*INSTRUCTIONS TO FOLLOW*. Do any lines in the data below contain "this"? If so, copy every one of them.

*DATASET ROWS*.
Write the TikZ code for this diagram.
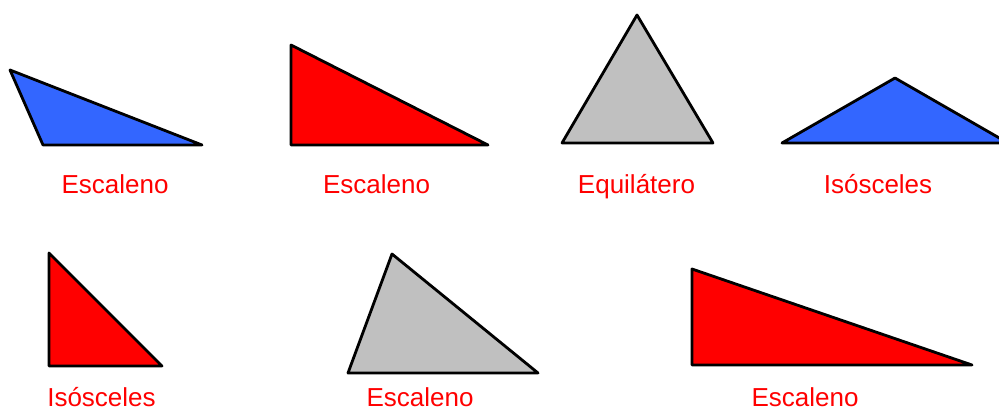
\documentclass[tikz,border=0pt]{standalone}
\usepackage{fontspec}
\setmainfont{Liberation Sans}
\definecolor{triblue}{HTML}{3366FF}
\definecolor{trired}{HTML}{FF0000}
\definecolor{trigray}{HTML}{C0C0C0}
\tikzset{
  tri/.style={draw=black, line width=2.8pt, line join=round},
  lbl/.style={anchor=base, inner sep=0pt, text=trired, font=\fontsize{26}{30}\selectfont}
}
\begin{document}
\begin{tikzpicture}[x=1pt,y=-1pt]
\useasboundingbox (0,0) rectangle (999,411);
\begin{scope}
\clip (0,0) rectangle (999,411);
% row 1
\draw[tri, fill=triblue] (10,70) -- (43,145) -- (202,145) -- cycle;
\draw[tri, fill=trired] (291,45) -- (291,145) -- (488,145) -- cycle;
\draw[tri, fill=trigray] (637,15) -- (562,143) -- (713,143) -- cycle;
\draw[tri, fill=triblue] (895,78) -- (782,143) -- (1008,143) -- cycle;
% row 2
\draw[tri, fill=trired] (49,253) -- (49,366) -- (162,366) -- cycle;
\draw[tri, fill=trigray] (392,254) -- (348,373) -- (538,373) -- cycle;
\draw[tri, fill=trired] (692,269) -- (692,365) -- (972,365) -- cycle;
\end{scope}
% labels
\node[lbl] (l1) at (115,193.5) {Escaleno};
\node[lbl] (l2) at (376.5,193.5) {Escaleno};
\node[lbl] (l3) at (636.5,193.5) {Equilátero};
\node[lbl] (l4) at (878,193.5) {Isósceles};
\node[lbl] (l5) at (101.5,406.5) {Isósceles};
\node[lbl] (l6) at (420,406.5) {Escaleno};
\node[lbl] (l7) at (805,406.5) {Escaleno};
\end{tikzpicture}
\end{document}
* * *
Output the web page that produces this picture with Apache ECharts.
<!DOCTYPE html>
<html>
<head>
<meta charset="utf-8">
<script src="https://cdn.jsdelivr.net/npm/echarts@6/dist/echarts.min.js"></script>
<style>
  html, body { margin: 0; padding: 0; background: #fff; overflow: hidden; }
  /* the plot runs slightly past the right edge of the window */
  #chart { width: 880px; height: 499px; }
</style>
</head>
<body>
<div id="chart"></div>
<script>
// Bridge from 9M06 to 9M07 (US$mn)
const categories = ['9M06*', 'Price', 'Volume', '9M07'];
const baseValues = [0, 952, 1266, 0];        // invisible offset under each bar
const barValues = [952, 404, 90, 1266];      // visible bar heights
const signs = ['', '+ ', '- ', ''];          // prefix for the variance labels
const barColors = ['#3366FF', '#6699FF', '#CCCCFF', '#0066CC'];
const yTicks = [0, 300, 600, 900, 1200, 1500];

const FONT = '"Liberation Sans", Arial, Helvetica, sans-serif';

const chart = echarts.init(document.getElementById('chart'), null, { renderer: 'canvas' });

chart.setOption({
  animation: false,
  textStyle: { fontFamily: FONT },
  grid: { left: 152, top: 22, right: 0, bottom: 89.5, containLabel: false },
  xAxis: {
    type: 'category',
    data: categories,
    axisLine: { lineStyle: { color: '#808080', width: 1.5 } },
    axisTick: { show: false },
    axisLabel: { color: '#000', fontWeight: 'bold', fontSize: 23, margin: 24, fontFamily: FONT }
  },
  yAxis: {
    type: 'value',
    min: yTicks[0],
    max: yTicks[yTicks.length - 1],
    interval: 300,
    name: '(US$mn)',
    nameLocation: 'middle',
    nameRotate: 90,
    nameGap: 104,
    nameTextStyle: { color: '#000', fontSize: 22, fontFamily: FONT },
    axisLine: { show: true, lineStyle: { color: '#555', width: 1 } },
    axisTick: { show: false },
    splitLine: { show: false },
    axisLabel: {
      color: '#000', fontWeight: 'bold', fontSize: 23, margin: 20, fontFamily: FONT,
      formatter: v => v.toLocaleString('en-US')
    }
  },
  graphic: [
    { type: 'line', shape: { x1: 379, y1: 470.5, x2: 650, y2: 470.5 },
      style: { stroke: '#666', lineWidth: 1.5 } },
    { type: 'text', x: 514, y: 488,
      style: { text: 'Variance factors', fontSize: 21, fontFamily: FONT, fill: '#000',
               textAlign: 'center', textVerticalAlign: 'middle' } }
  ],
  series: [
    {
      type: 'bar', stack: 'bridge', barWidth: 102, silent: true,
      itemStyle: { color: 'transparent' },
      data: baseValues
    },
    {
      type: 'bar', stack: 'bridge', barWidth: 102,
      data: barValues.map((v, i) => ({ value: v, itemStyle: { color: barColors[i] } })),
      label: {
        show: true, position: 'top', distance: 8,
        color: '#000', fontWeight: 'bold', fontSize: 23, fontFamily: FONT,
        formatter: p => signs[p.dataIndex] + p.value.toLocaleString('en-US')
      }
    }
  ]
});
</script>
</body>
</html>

*TASK RESPONSE*.
Write the TikZ code for this diagram.
Output the web page that produces this picture with Apache ECharts.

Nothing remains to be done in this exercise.